Na tym nie koniec, bo jak sami przyznają, nie mają również środków na batalię sądową. Mamy tylko kuchenkę i piecyk dwufunkcyjny. Nigdy nie mieliśmy kłopotu z rachunkami. Ja wolałam nie jeść, a rachunki musiały być zapłacone. Długi trzeba spłacać - mówi Ewa Krzemińska.

Reklama

Emeryci przypuszczają, że powodem zawyżonego odczytu może być zniszczony gazomierz.

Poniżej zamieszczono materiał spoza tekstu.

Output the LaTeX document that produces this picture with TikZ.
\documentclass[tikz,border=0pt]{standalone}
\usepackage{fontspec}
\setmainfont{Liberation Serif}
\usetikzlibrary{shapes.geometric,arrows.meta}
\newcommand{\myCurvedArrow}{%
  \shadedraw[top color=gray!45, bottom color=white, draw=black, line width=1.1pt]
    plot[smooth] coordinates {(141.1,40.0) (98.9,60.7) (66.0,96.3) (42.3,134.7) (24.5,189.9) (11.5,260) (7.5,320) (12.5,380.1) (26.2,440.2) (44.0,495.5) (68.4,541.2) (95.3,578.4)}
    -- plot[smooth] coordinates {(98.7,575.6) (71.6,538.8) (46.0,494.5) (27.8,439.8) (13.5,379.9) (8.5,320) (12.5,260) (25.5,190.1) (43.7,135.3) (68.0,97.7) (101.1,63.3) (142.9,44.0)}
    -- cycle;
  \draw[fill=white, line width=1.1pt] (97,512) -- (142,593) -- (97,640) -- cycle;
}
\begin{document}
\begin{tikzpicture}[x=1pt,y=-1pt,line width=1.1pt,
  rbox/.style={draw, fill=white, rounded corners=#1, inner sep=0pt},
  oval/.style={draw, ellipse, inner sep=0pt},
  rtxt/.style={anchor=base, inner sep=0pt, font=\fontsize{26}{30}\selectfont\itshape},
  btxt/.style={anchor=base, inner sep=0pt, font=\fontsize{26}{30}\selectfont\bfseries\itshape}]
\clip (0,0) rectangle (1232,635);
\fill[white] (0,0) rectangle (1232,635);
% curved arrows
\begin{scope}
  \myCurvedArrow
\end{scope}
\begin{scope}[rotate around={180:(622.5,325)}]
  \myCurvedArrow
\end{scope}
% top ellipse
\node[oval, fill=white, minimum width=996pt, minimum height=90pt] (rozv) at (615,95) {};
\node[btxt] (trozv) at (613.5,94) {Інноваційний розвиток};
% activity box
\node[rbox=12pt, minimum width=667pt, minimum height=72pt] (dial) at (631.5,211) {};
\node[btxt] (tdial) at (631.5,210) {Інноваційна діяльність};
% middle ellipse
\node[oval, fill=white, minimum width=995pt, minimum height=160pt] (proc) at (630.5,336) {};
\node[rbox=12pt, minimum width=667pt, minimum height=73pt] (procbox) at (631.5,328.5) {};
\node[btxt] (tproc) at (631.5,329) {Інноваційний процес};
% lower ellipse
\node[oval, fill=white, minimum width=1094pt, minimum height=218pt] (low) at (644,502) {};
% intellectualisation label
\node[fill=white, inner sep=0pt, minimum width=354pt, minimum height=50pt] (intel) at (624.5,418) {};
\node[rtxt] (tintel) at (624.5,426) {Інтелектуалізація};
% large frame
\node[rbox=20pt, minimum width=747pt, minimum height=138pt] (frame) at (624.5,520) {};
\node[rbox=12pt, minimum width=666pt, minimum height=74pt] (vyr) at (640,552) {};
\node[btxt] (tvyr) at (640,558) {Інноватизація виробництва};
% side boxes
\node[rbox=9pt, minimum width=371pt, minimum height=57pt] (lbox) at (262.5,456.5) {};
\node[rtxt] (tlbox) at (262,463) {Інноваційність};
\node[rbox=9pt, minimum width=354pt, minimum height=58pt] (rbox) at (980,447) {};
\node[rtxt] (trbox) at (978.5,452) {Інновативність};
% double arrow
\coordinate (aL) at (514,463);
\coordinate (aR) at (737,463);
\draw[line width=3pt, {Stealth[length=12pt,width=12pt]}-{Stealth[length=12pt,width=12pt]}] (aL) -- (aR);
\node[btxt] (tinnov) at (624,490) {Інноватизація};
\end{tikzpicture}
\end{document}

PGNiG zarzuca emerytom, że mogli ingerować w odczyty licznika, na podstawie których sporządzono tak wysoki rachunek.

"Pobór tej ilości gazu był możliwy"

Jak podaje Polsat News, Polska Spółka Gazownictwa twierdzi, że rzeczoznawca ocenił licznik, który nosił liczne ślady zniszczenia. Potwierdził jednak, że odczyty są prawidłowe, a rachunek został naliczony odpowiednio.

"Czysto teoretycznie, wielkość gazomierza oraz moc zainstalowanych urządzeń w budynku umożliwiały pobór roczny tej ilości gazu. Warto jednak podkreślić, że w ostatnich latach, pomimo zlecania przez PSG odczytów inkasenckich, pracownik działający na nasze zlecenie nie został wpuszczony do lokalu i odczyt był sporządzany jedynie na podstawie deklaracji odbiorcy. Te znacząco odbiegają od średniego zużycia gazu w tej wielkości lokalach" - przekazało biuro prasowe.

Błąd ludzki?

Ja po prostu myślę, że to jest błąd ludzki, że ktoś się pomylił i nie chce się do tego przyznać. Teraz robi wszystko, żeby to było na nas. A co my możemy zrobić? - pyta emerytka. W sprawę zaangażował się powiatowy rzecznik konsumentów, który nie znalazł polubownego rozwiązania pomiędzy emerytami, a gazownią.